What does it actually do?
The Automatic Smart Driving Assistant and its companion smartphone app aim to make monitoring your vehicle’s performance as simple as monitoring your personal performance with a Fitbit or Nike FuelBand. As you drive, the Automatic sensor monitors your fuel economy, acceleration, deceleration, and speed. At the end of each week, Automatic compiles all of this data via the app and assigns a driving score. At the end of each trip, the app also compares your fuel economy with the EPA estimated values for your particular vehicle and lets you know how much the trip cost you using real-time fuel prices.
Meanwhile, it’s also tracking and logging your GPS position and can show you individual trips and routes on a map to let you know where you’ve been and how you got there. (This can be useful for helping drivers to learn their driving habits and in planning to possibly combine future trips.) At the end of each trip, Automatic also automatically logs the GPS position of your parked car so you can navigate back to your ride.
In the event that your car throws a Check Engine light, Automatic and its app will allow users to download the trouble code that caused the light to illuminate and automatically search an online database to explain what that code means and whether you should see a mechanic. In the event that the code was caused by something simple, such as a missing fuel cap, Automatic will also allow the user to clear the code and the Check Engine light.
Finally, should Automatic’s built-in accelerometer detect that you’ve been in a crash, the app can automatically contact emergency 911 services with your name, current location, and vehicle description.

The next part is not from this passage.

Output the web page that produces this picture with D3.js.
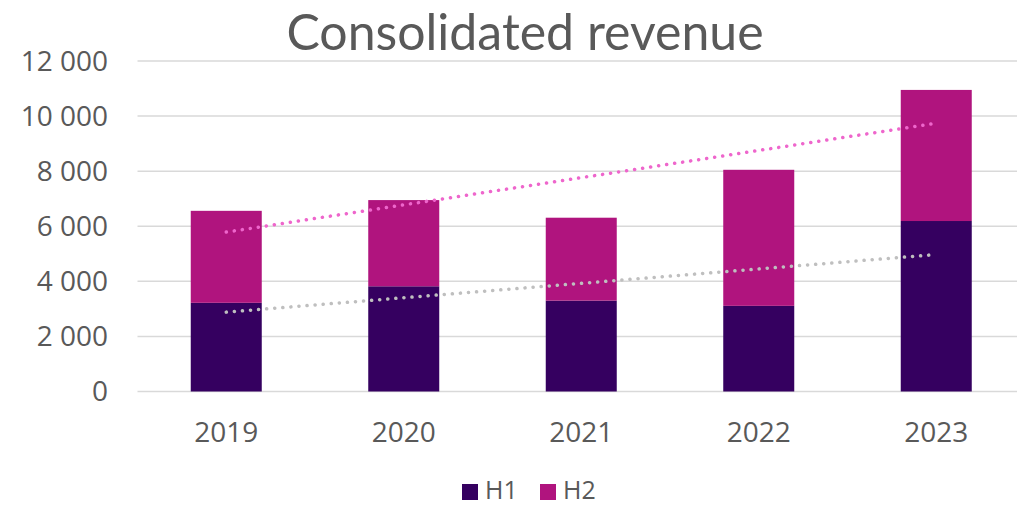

In the event that that crash was just a really, really big pothole, you can cancel the emergency call with the app on your smartphone.
How is this different from other OBD-II readers?
One of the problems that many users have with other fuel economy monitors or diagnostic devices is that they require quite a bit of know-how and inputting of parameters to get them working properly. (I’d wager that three of five people that I know don’t even know their vehicle’s engine displacement.) Even I have a hard time tweaking most OBD readers to accurately report fuel economy for CNET’s poor Chevrolet Aveo test car.
Like those fitness devices mentioned earlier, the Automatic Smart Driving Assistant pairs with the Apple iPhone 4S and 5 via a Bluetooth 4.0 Low Energy connection, to preserve as much of your handset’s precious battery life as possible. There’s not much setup involved, Automatic’s designers have aimed at making the system as plug-and-play as possible. Simply plug the device into your car’s diagnostics port, pair the device with the app running on your smartphone and (if your vehicle isn’t automatically recognized as many will be) scan your car’s VIN bar code to automatically calibrate the device using an online database for the most accurate reading from your car without having to know anything about your car.
Do I really need another driving distraction?
One other way that Automatic distinguishes itself from other fuel economy monitors and diagnostic devices is that it does its thing automatically and without interaction from the driver. When you enter the vehicle, the Automatic and your phone automatically pair and the app automatically starts logging your location, driving habits, and fuel usage. The phone can stay in your pocket or can be used for other purposes, such as navigation, hands-free calling, or audio streaming to a car stereo without interrupting the process. Later, when you’re not driving and are ready to look at the data, it will all be there in the app.
Users can set audible alerts for high speeds and sudden acceleration or deceleration, often symptoms of inefficient driving. When the Automatic senses any of these conditions with either its built-in accelerometer or speed sensor, it can sound a beep with its built-in speaker. If audible alerts are disabled, the Automatic and its app can still log these events for viewing alongside the rest of the fuel economy and driving data later.
When can I get one and for how much?
The Automatic Smart Driving Assistant is available for preorder on Automatic Labs’ Web site for $69.95. The device will ship with iPhone 4S and 5 compatibility in May 2013. Android compatibility for select Bluetooth Low Energy-capable handsets will be added in the fall. For a projected list of those Android devices that will be supported, see Automatic’s Web site.